I may rest a bit tomorrow here in Trinidad before setting out on a dirt road that could be a quagmire if it rains. It is dirt, not gravel, and, if moistened much, can be impassable. Better than 200 miles of it await me, and the bitch of it is, there doesn't promise to be any shade along the road and only a few token towns. This has definitely turned into more of an adventure than I anticipated...just the way I like it. I'm just sorry I have a specific flight to catch, otherwise it would be nice to be able to linger here in Trinidad, not that it has much to offer beyond the Internet and some cold, tasty fluids. At least the bike has held up, only one flat so far, and that on a gravelly stretch when I hit a rock and knew I was in trouble. If the rain holds off, the dirt could be smooth sailing. If not, I'm in for some more anguish.

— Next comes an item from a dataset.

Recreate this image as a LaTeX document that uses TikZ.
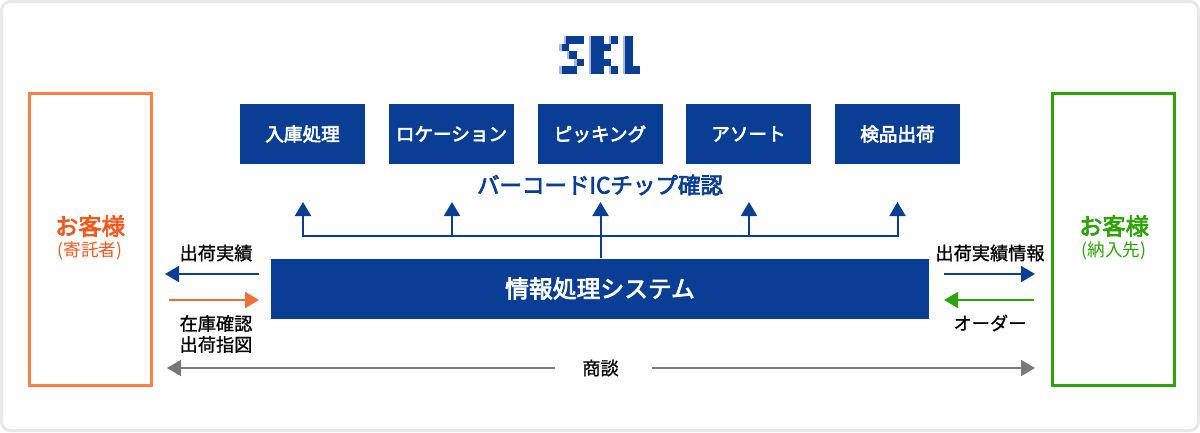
\documentclass[tikz,border=0pt]{standalone}
\usepackage{fontspec}
\setmainfont{Noto Sans CJK JP}
\newfontfamily\cjkmed[FakeBold=1]{Noto Sans CJK JP}
\newfontfamily\cjkhead[FakeBold=3.2]{Noto Sans CJK JP}
\usetikzlibrary{arrows.meta}

\definecolor{sklblue}{RGB}{10, 62, 148}
\definecolor{sklpale}{RGB}{170, 185, 225}
\definecolor{clientorange}{RGB}{255, 125, 70}
\definecolor{clientorangetext}{RGB}{245, 88, 30}
\definecolor{arroworange}{RGB}{240, 110, 55}
\definecolor{clientgreen}{RGB}{45, 163, 8}
\definecolor{talkgray}{RGB}{120, 120, 120}
\definecolor{framegray}{RGB}{232, 232, 232}

\tikzset{
	procbox/.style={fill=sklblue, text=white, font=\cjkhead\fontsize{18.6}{18.6}\selectfont, minimum width=125pt, minimum height=60pt, inner sep=0pt},
	clientbox/.style={draw=#1, line width=3pt, fill=white, minimum width=122pt, minimum height=292pt, inner sep=0pt},
	flowlabel/.style={font=\cjkmed\fontsize{18.2}{21}\selectfont, text=black, inner sep=0pt, align=center},
	flow/.style={draw=#1, line width=2pt, -{Triangle[length=14pt,width=16pt,fill=#1]}},
}

\begin{document}
\begin{tikzpicture}[x=1pt, y=-1pt]
	\useasboundingbox (0,0) rectangle (1200,432);
	
	% Rahmen
	\draw[framegray, line width=3pt, rounded corners=9pt] (1.5,1.5) rectangle (1198.5,430.5);
	
	% Logo
	\foreach \x/\y/\w in {566/36/18, 561.5/43.5/7.5, 569/51/7.5, 576.5/58.5/7.5, 561.5/66/15,
		604/43.5/7, 611/36/7, 604/58.5/7, 611/66/7, 591/36/12.5, 591/43.5/12.5, 591/51/12.5, 591/58.5/12.5, 591/66/12.5,
		625/36/7.5, 625/43.5/7.5, 625/51/7.5, 625/58.5/7.5, 625/66/15}
	{
		\fill[sklpale] (\x-2.5,\y) rectangle (\x,\y+7.5);
		\fill[sklblue] (\x,\y) rectangle (\x+\w,\y+7.5);
	}
	
	% Kunden
	\node[clientbox=clientorange] (sender) at (90.5,239.5) {};
	\node[clientbox=clientgreen] (receiver) at (1113.5,239.5) {};
	\node[text=clientorangetext, font=\cjkhead\fontsize{23.3}{23.3}\selectfont, inner sep=0pt] (sendername) at (90,226) {お客様};
	\node[text=clientorangetext, font=\fontsize{17.6}{17.6}\selectfont, inner sep=0pt] (sendernote) at (90,251) {(寄託者)};
	\node[text=clientgreen, font=\cjkhead\fontsize{23.3}{23.3}\selectfont, inner sep=0pt] (receivername) at (1114,226) {お客様};
	\node[text=clientgreen, font=\fontsize{17.6}{17.6}\selectfont, inner sep=0pt] (receivernote) at (1114,251) {(納入先)};
	
	% Arbeitsschritte
	\node[procbox] (inbound) at (302.5,134) {入庫処理};
	\node[procbox] (location) at (451.5,134) {ロケーション};
	\node[procbox] (picking) at (600,134) {ピッキング};
	\node[procbox] (assort) at (748.5,134) {アソート};
	\node[procbox] (inspect) at (897.5,134) {検品出荷};
	\node[text=sklblue, font=\cjkhead\fontsize{22.5}{22.5}\selectfont, inner sep=0pt] (barcode) at (600,185) {バーコードICチップ確認};
	
	% System
	\node[procbox, minimum width=658pt, font=\cjkhead\fontsize{23.8}{23.8}\selectfont] (system) at (600,288.5) {情報処理システム};
	
	% Verteiler
	\coordinate (busa) at (303,236);
	\coordinate (busb) at (452,236);
	\coordinate (busd) at (749,236);
	\coordinate (buse) at (897.5,236);
	\coordinate (tipa) at (303,202);
	\coordinate (tipb) at (452,202);
	\coordinate (tipc) at (600.5,202);
	\coordinate (tipd) at (749,202);
	\coordinate (tipe) at (897.5,202);
	\draw[sklblue, line width=2pt, line cap=rect] (busa) -- (buse);
	\foreach \n in {a,b,d,e}
		\draw[flow=sklblue] (bus\n) -- (tip\n);
	\draw[flow=sklblue] (system.north -| tipc) -- (tipc);
	
	% Links
	\coordinate (outa) at (259,274);
	\coordinate (outb) at (165,274);
	\coordinate (ina) at (169,300);
	\coordinate (inb) at (259,300);
	\draw[flow=sklblue] (outa) -- (outb);
	\draw[flow=arroworange] (ina) -- (inb);
	\node[flowlabel] (shipped) at (216,253) {出荷実績};
	\node[flowlabel] (stockcheck) at (216,334) {在庫確認\\出荷指図};
	
	% Rechts
	\coordinate (repa) at (944,274);
	\coordinate (repb) at (1035,274);
	\coordinate (orda) at (1034,300);
	\coordinate (ordb) at (944,300);
	\draw[flow=sklblue] (repa) -- (repb);
	\draw[flow=clientgreen] (orda) -- (ordb);
	\node[flowlabel] (shipinfo) at (990,253) {出荷実績情報};
	\node[flowlabel] (order) at (990,323) {オーダー};
	
	% Unten
	\node[flowlabel] (talk) at (600.5,368) {商談};
	\coordinate (talkl) at (167,368);
	\coordinate (talkla) at (555,368);
	\coordinate (talkr) at (1035,368);
	\coordinate (talkra) at (652,368);
	\draw[flow=talkgray] (talkla) -- (talkl);
	\draw[flow=talkgray] (talkra) -- (talkr);
\end{tikzpicture}
\end{document}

Touring cyclists are so rare in these parts that several nights ago in the town of Ascunsion de G. as I was pulling into a hotel at dusk, a cameramen and reporter astride a motorcycle awaited me. I gave a several minute interview in Spanish that turned up on the town's local news. No word if CNN picked it up.

Later, George

Monday, March 25, 2002

Montero

Friends: Greetings from Montero, 260 miles down the road from Cochabamba in the lush, lush tropics. It is the end of summer and the rainy season here and the vegetation is thick and out-of-control luxuriant. For miles after I left the mountains, I had no view other than a wall of green to the left and a wall of green to the right. Fortunately, I have been able to find hotels the past two nights, as camping would have been the ultimate challenge of this trip, since I didn't bring along a machete or a platform to elevate myself from the mushy ground. I am now in a region where there are patches of cleared land with grazing cattle and fields of sugar cane and rice and orange groves, some tended by Mennonites, but camping is still very iffy. Asking to camp on someone's property is a possibility, but not a very welcome one, with dogs and chickens and children on the loose.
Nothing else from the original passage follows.